Good and Bad in The Marble Faun

So much of fiction is a delicate play between all the good forces and all the bad. It’s a theme we can’t tire of. The amount of delicacy used is the choice of the writer. Think of the Lord of the Rings, where some characters are obviously good or bad, while others—the most interesting characters—waver between their affinities. It is such indecision that grabs us because it’s something we can relate to. It’s closer to the truth of daily life and our choices. The thing is, we’re rarely placed between two moral decisions—it’s usually, which option is less bad?

Most of the books I read use the weight of morality subtlety. Like in the last book I read, Telegraph Avenue by Michael Chabon. We get the character’s backstory, and under that light, how could he possibly have avoided making such bad choices? There are no clear lines, ever, like life. But this current book I’m reading steps out of that most usual treatment and deals with such issues, as the good and bad within us, very head on.

Nathaniel Hawthorne wrote The Marble Faun in the mid 1800s—sadly I know more about Europe at this time than the States—though I do know it was Civil War times and times of Herman Melville. Most of us ran into Hawthorne in school because of The Scarlet Letter. I remember thinking that book boring, and maybe that’s why I’ve avoided The Marble Faun until now. (I picked it up because it’s set in Rome.)

In the beginning of the book (I’ve read half so far), two out of the four characters embody “good,” one is followed by the shadowy part of life, and the last has a kind of genial comfort with both. The symbolism is so obvious: white doves, white robes, Virgin shrine, sylvan dances, catacombs, dark secrets, and a mysterious envelope. At first I thought I wouldn’t like the book because everything was so straight forward, but now, as the book advances I see that this obviousness makes it interesting and that the story couldn’t have been pulled off with characters who had subtle leanings towards the light or dark.

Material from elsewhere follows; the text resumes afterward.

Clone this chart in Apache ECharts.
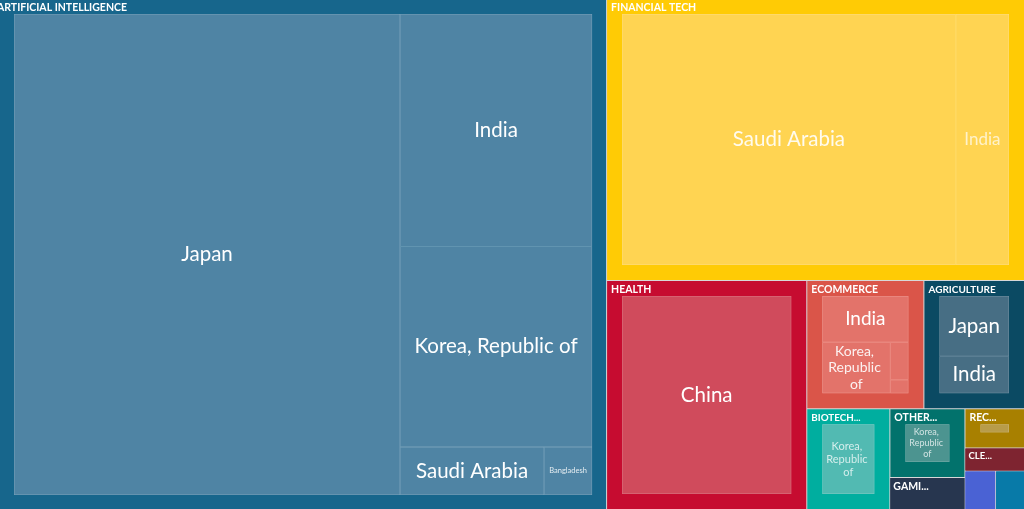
<!DOCTYPE html>
<html><head><meta charset="utf-8">
<style>html,body{margin:0;padding:0;background:#fff;overflow:hidden}#c{width:1024px;height:509px}</style>
<script src="https://cdn.jsdelivr.net/npm/echarts@6/dist/echarts.min.js"></script>
</head><body><div id="c"></div>
<script>
const FONT = 'Lato, "Noto Sans", sans-serif';
const UPPER_FONT = 'Lato, "Noto Sans", sans-serif';
const sectors = ['ARTIFICIAL INTELLIGENCE','FINANCIAL TECH','HEALTH','ECOMMERCE','AGRICULTURE','BIOTECHNOLOGY','OTHER SECTORS','GAMING','RECYCLING','CLEANTECH','EDTECH','MOBILITY'];
const sectorColors = ['#17668c','#ffcb05','#c60c30','#da5549','#0b4a63','#00ae9f','#02726c','#27364f','#a88000','#7e2430','#4a62d4','#087aa8'];
const leafColors = ['#4f84a4','#ffd452','#d04b5c','#e3736a','#476e84','#52bab2','#4c9490','#5d6b7c','#b89c4a','#a05a64','#7080dd','#4a9cc0'];
const lineColors = ['#7aa3bb','#ffdf80','#dd7a87','#ef9a92','#7593a5','#80cdc7','#7bb0ad','#888899','#cdb97f','#bb8890','#9999aa','#88bbcc'];
const aiCountries = ['Japan','India','Korea, Republic of','Saudi Arabia','Bangladesh'];
const aiValues = [185280,44544,38400,6912,2304];
const finCountries = ['Saudi Arabia','India'];
const finValues = [83332,13303];
const healthCountries = ['China'];
const healthValues = [33264];
const ecomCountries = ['India','Korea, Republic of','Thailand','Viet Nam'];
const ecomValues = [3956,3468,675,243];
const agriCountries = ['Japan','India'];
const agriValues = [4140,2553];
const bioCountries = ['Korea, Republic of'];
const bioValues = [3588];
const otherCountries = ['Korea, Republic of'];
const otherValues = [1628];
const recCountries = ['India'];
const recValues = [196];
const sectorTotals = [309315,117526,45700,14976,12864,8342,5138,2400,2320,1369,1180,1110];
const leafSets = [[aiCountries,aiValues],[finCountries,finValues],[healthCountries,healthValues],[ecomCountries,ecomValues],[agriCountries,agriValues],[bioCountries,bioValues],[otherCountries,otherValues],[],[recCountries,recValues]];
const leafFont = [[20.5,20.5,20.5,20.5,7.5],[20.5,17],[20.5],[19,14,9,9],[20.5,20.5],[11],[9],[],[9]];
const leafAlpha = [[1,1,1,1,.85],[.9,.7],[1],[1,.9,0,0],[1,1],[.75],[.75],[],[0]];
const frameWidth = [14,15,15,15,15,15,15,15,15,15];
const upperFont = [10.5,10.5,10.5,10.5,10,9.8,10.5,10.5,10.5,9.5];
const upperOffset = [[-17,1],[-11,1],[-11,1],[-11,1],[-11,1],[-11,1],[-11,1],[],[-11,1]];
const collapsedPad = {7:[3,28,0,3],9:[3,28,0,3]};

function sector(i){
  const set = leafSets[i]||[];
  const col = sectorColors[i];
  if (collapsedPad[i]) {
    return {name:sectors[i],value:sectorTotals[i],
      itemStyle:{color:col,borderColor:col,borderWidth:0},
      label:{show:true,position:'insideTopLeft',distance:0,padding:collapsedPad[i],color:'#fff',fontSize:upperFont[i],fontWeight:'bold',fontFamily:UPPER_FONT,overflow:'truncate',ellipsis:'...'}};
  }
  if (!set.length) {
    return {name:sectors[i],value:sectorTotals[i],itemStyle:{color:col,borderColor:col,borderWidth:0},label:{show:false}};
  }
  const kids = set[0].map((c,j)=>({
    name:c, value:set[1][j],
    itemStyle:{color:leafColors[i],borderColor:lineColors[i],borderWidth:0.5},
    label:{show:leafAlpha[i][j]>0,padding:0,fontSize:leafFont[i][j],overflow:'break',lineHeight:leafFont[i][j]*1.18,color:'rgba(255,255,255,'+leafAlpha[i][j]+')',fontFamily:FONT}
  }));
  return {
    name:sectors[i], value:sectorTotals[i], children:kids,
    itemStyle:{color:col,borderColor:col,borderWidth:frameWidth[i],gapWidth:0},
    upperLabel:{show:true,height:15,padding:0,color:'#fff',fontSize:upperFont[i],fontWeight:'bold',fontFamily:UPPER_FONT,offset:upperOffset[i],ellipsis:'...'}
  };
}
const GAP = '#d8d8d8';
function wrap(name,children){
  return {name,children,itemStyle:{borderWidth:0,gapWidth:1,borderColor:GAP,color:GAP},upperLabel:{show:false},label:{show:false}};
}
const data = [
  sector(0),
  wrap('r1',[
    sector(1),
    wrap('r2',[
      sector(2),
      wrap('r3',[
        wrap('r4',[sector(3),sector(4)]),
        wrap('r5',[
          sector(5),
          wrap('r6',[sector(6),sector(7)]),
          wrap('r7',[sector(8),sector(9),wrap('r8',[sector(10),sector(11)])])
        ])
      ])
    ])
  ])
];
const chart = echarts.init(document.getElementById('c'),null,{renderer:'canvas'});
chart.setOption({
  animation:false,
  series:[{
    type:'treemap',
    left:0,top:-1,width:1024,height:510,
    roam:false,nodeClick:false,
    squareRatio:1,
    sort:false,
    breadcrumb:{show:false},
    levels:[{itemStyle:{borderWidth:0,gapWidth:1,borderColor:GAP,color:GAP}}],
    visibleMin:1,
    label:{show:true,position:'inside',color:'#fff',fontFamily:FONT},
    data
  }]
});
</script></body></html>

It has also made me wonder if my reaction had something to do with the lack of strongly delineated characters in much of contemporary literary fiction I’ve read. Good or bad characters usually show up in a genre novels. I don’t know enough about Gothic fiction to know if this is one of the archetypes, as The Marble Faun is in that category. But these characters do pose some good questions about what happens when good or bad are put in a novel that tries to get close to life. Will they, can they, remain the same throughout? Can that kind of pure virgin, white goodness survive? Anyway, I’m still reading and finding out.